Sacked fundraisers raise hell

29 October 2018
Hersha Kadkol

The email came through at 3:40pm on Friday, 5 October: all 53 of us employed at the University of Sydney’s fundraising call centre had just lost our jobs. The “regrettable” closure of the centre, the message told us, was to occur the following day, meaning we had less than 18 hours until our final shift and no time at all to find an alternate source of income.

The fundraising call centre is a huge revenue raiser for the university. Through aggressive and mandated selling techniques, student callers had clocked up donations worth almost $300,000 this year alone.

The sackings came just weeks after tens of thousands of dollars were raised as part of the annual fundraising campaign, Pave the Way.

On the phones we were expected to promote the “University of Sydney philosophy” of “giving back” to the community in order to convince alumni, parents and others to donate. Good though it was for public relations and to channel private money into the university, this “spirit of giving” clearly does not extend to call centre workers.

We were told in a meeting before our last shift that we should accept the sackings because we are casuals and therefore have no rights. Perhaps in order to reinforce this point, we were later told by management that the time spent in the meeting would not be paid.

University management was able to get away with this because of our particular employment arrangements. Rather than being hired by the university directly, we are on the books of a US company, Ruffalo Noel Levitz. RNL specialises in soliciting funds from individual private donors, and it pays its workers an hourly wage $10-15 lower than the union-won minimum at the Sydney University campus.

The flexibility that is a purported benefit of such work all goes one way. While the bosses have the flexibility to sack us at will, RNL workers are required to adhere to onerous rules, including having to give notification well in advance of holidays, having to find replacement workers for refused shifts and working a mandatory six shifts per month.

On news of the sackings, workers immediately got together to plan a challenge to the decision. We raised an outcry about what was going on, talking to the student newspaper and organising collectively before meetings with management.

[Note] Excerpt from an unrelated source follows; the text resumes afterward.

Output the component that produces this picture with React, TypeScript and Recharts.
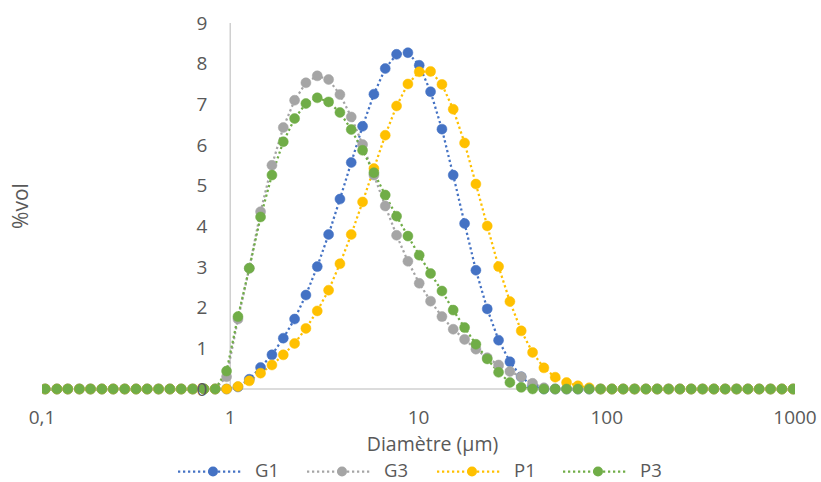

We vocally challenged the RNL bosses to justify what they had done. Their response was to repeat continually that the sackings were necessary for “operational reasons”.

We demanded that the university end its practice of outsourcing to third party operators that put workers on shoddy casual contracts. This practice undermines the conditions and wages of university workers by undercutting hard-won standards.

By kicking up a fuss, we were able to win some concessions. Management offered us 10 more shifts, effectively two weeks’ notice, and, unusually for casuals, severance pay worth a week’s average wage for each “active” employee.

The union covering our call centre, the National Union of Workers, was able to argue that RNL had breached the award by not consulting with the workers, which helped wrench concessions from the management.

A further demand we will continue to fight for is to be reinstated as in-house employees of the university.